Recorded data:
((

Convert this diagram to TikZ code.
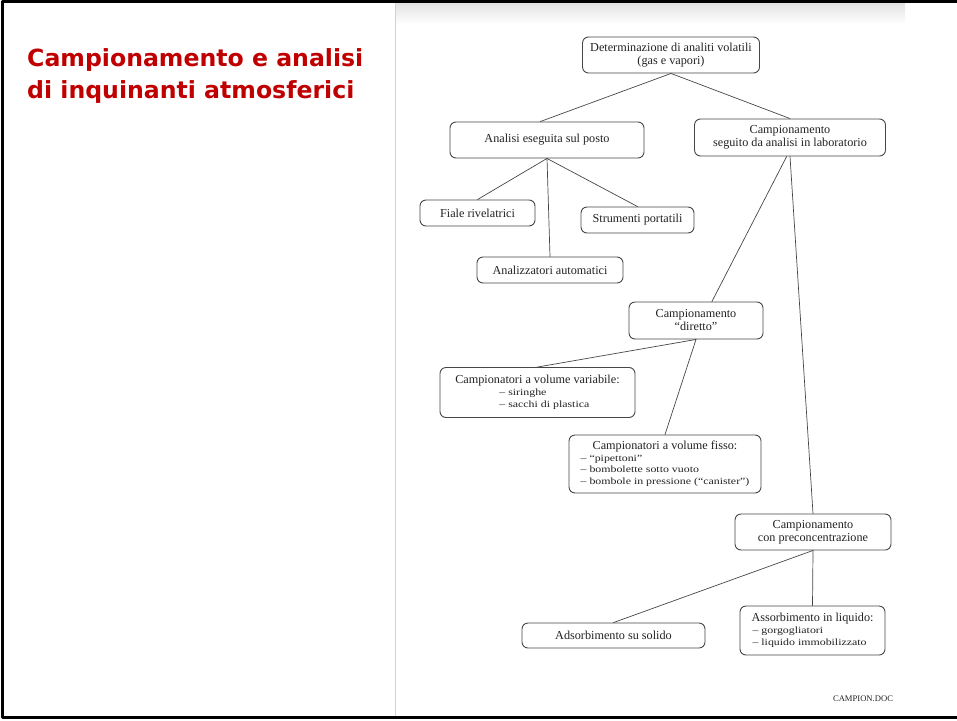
\documentclass[tikz,border=0pt]{standalone}
\usepackage{fontspec}
\setmainfont{Liberation Serif}
\newfontfamily\titlefont{DejaVu Sans}
\newfontfamily\voceface{Liberation Serif}[FakeStretch=1.25]
\definecolor{titlered}{RGB}{192,0,0}
\definecolor{scanline}{RGB}{70,70,70}
\definecolor{scantext}{RGB}{35,35,35}
\newcommand\voce{\voceface\fontsize{9.5}{11}\selectfont}

\begin{document}
\begin{tikzpicture}[x=1pt,y=-1pt,line join=round,line cap=round,
	box/.style={draw=scanline,line width=0.9pt,rounded corners=6pt,fill=white,text=scantext,
		font=\fontsize{12.2}{13}\selectfont,inner sep=2pt},
	link/.style={draw=scanline,line width=0.7pt}]
	\useasboundingbox (0,0) rectangle (957,720);
	% scanned page
	\shade[top color=gray!22,bottom color=white] (395,3) rectangle (905,24);
	\draw[gray!35,line width=0.6pt] (395,3) -- (395,716);
	% title
	\node[anchor=north west,align=left,inner sep=0pt,text=titlered,
		font=\titlefont\bfseries\fontsize{23.6}{32}\selectfont] (titolo) at (27,48)
		{Campionamento e analisi\\di inquinanti atmosferici};
	% tree
	\node[box,minimum width=177pt,minimum height=36pt,align=center] (det) at (671,55)
		{Determinazione di analiti volatili\\(gas e vapori)};
	\node[box,minimum width=194pt,minimum height=36pt] (posto) at (547,140) {Analisi eseguita sul posto};
	\node[box,minimum width=191pt,minimum height=37pt,align=center] (lab) at (790,137.5)
		{Campionamento\\seguito da analisi in laboratorio};
	\node[box,minimum width=115pt,minimum height=26pt] (fiale) at (477.5,213) {Fiale rivelatrici};
	\node[box,minimum width=113pt,minimum height=26pt] (strum) at (637.5,220) {Strumenti portatili};
	\node[box,minimum width=146pt,minimum height=26pt] (analizz) at (550,270) {Analizzatori automatici};
	\node[box,minimum width=134pt,minimum height=37pt,align=center] (diretto) at (696,320.5)
		{Campionamento\\“diretto”};
	\node[box,minimum width=195pt,minimum height=50pt,align=left] (variab) at (537.5,392.5)
		{Campionatori a volume variabile:\\[-0.5pt]\hspace*{44pt}{\voce – siringhe}\\[-1pt]\hspace*{44pt}{\voce – sacchi di plastica}};
	\node[box,minimum width=192pt,minimum height=58pt] (fisso) at (665,464)
		{\begin{tabular}{@{}l@{}}\multicolumn{1}{@{}c@{}}{Campionatori a volume fisso:}\\[-1pt]
		\voce – “pipettoni”\\[-1.5pt] \voce – bombolette sotto vuoto\\[-1.5pt] \voce – bombole in pressione (“canister”)\end{tabular}};
	\node[box,minimum width=156pt,minimum height=36pt,align=center] (precon) at (813,532)
		{Campionamento\\con preconcentrazione};
	\node[box,minimum width=183pt,minimum height=25pt] (adsorb) at (613.5,635.5) {Adsorbimento su solido};
	\node[box,minimum width=145pt,minimum height=49pt,align=left] (assorb) at (812.5,630.5)
		{Assorbimento in liquido:\\[-1pt]\hspace*{1pt}{\voce – gorgogliatori}\\[-1pt]\hspace*{1pt}{\voce – liquido immobilizzato}};
	\draw[link] (det.south) -- (posto.110);
	\draw[link] (det.south) -- (lab.north);
	\draw[link] (posto.south) -- (fiale.north);
	\draw[link] (posto.south) -- (analizz.north);
	\draw[link] (posto.south) -- (strum.north);
	\draw[link] (lab.260) -- (diretto.50);
	\draw[link] (lab.south) -- (precon.north);
	\draw[link] (diretto.south) -- (variab.north);
	\draw[link] (diretto.south) -- (fisso.north);
	\draw[link] (precon.south) -- (adsorb.north);
	\draw[link] (precon.south) -- (assorb.north);
	\node[text=scantext,font=\fontsize{8.6}{10}\selectfont] (fonte) at (863,699) {CAMPION.DOC};
	% slide frame
	\draw[line width=3pt] (957,1.5) -- (2.5,1.5) -- (2.5,717.5) -- (957,717.5);
\end{tikzpicture}
\end{document}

))

Copy the material above in full and exactly, skipping pictures.

Convert this diagram to TikZ code.
\documentclass[tikz,border=0pt]{standalone}
\usepackage{fontspec}
\setmainfont{Liberation Serif}
\newfontfamily\titlefont{DejaVu Sans}
\newfontfamily\voceface{Liberation Serif}[FakeStretch=1.25]
\definecolor{titlered}{RGB}{192,0,0}
\definecolor{scanline}{RGB}{70,70,70}
\definecolor{scantext}{RGB}{35,35,35}
\newcommand\voce{\voceface\fontsize{9.5}{11}\selectfont}

\begin{document}
\begin{tikzpicture}[x=1pt,y=-1pt,line join=round,line cap=round,
	box/.style={draw=scanline,line width=0.9pt,rounded corners=6pt,fill=white,text=scantext,
		font=\fontsize{12.2}{13}\selectfont,inner sep=2pt},
	link/.style={draw=scanline,line width=0.7pt}]
	\useasboundingbox (0,0) rectangle (957,720);
	% scanned page
	\shade[top color=gray!22,bottom color=white] (395,3) rectangle (905,24);
	\draw[gray!35,line width=0.6pt] (395,3) -- (395,716);
	% title
	\node[anchor=north west,align=left,inner sep=0pt,text=titlered,
		font=\titlefont\bfseries\fontsize{23.6}{32}\selectfont] (titolo) at (27,48)
		{Campionamento e analisi\\di inquinanti atmosferici};
	% tree
	\node[box,minimum width=177pt,minimum height=36pt,align=center] (det) at (671,55)
		{Determinazione di analiti volatili\\(gas e vapori)};
	\node[box,minimum width=194pt,minimum height=36pt] (posto) at (547,140) {Analisi eseguita sul posto};
	\node[box,minimum width=191pt,minimum height=37pt,align=center] (lab) at (790,137.5)
		{Campionamento\\seguito da analisi in laboratorio};
	\node[box,minimum width=115pt,minimum height=26pt] (fiale) at (477.5,213) {Fiale rivelatrici};
	\node[box,minimum width=113pt,minimum height=26pt] (strum) at (637.5,220) {Strumenti portatili};
	\node[box,minimum width=146pt,minimum height=26pt] (analizz) at (550,270) {Analizzatori automatici};
	\node[box,minimum width=134pt,minimum height=37pt,align=center] (diretto) at (696,320.5)
		{Campionamento\\“diretto”};
	\node[box,minimum width=195pt,minimum height=50pt,align=left] (variab) at (537.5,392.5)
		{Campionatori a volume variabile:\\[-0.5pt]\hspace*{44pt}{\voce – siringhe}\\[-1pt]\hspace*{44pt}{\voce – sacchi di plastica}};
	\node[box,minimum width=192pt,minimum height=58pt] (fisso) at (665,464)
		{\begin{tabular}{@{}l@{}}\multicolumn{1}{@{}c@{}}{Campionatori a volume fisso:}\\[-1pt]
		\voce – “pipettoni”\\[-1.5pt] \voce – bombolette sotto vuoto\\[-1.5pt] \voce – bombole in pressione (“canister”)\end{tabular}};
	\node[box,minimum width=156pt,minimum height=36pt,align=center] (precon) at (813,532)
		{Campionamento\\con preconcentrazione};
	\node[box,minimum width=183pt,minimum height=25pt] (adsorb) at (613.5,635.5) {Adsorbimento su solido};
	\node[box,minimum width=145pt,minimum height=49pt,align=left] (assorb) at (812.5,630.5)
		{Assorbimento in liquido:\\[-1pt]\hspace*{1pt}{\voce – gorgogliatori}\\[-1pt]\hspace*{1pt}{\voce – liquido immobilizzato}};
	\draw[link] (det.south) -- (posto.110);
	\draw[link] (det.south) -- (lab.north);
	\draw[link] (posto.south) -- (fiale.north);
	\draw[link] (posto.south) -- (analizz.north);
	\draw[link] (posto.south) -- (strum.north);
	\draw[link] (lab.260) -- (diretto.50);
	\draw[link] (lab.south) -- (precon.north);
	\draw[link] (diretto.south) -- (variab.north);
	\draw[link] (diretto.south) -- (fisso.north);
	\draw[link] (precon.south) -- (adsorb.north);
	\draw[link] (precon.south) -- (assorb.north);
	\node[text=scantext,font=\fontsize{8.6}{10}\selectfont] (fonte) at (863,699) {CAMPION.DOC};
	% slide frame
	\draw[line width=3pt] (957,1.5) -- (2.5,1.5) -- (2.5,717.5) -- (957,717.5);
\end{tikzpicture}
\end{document}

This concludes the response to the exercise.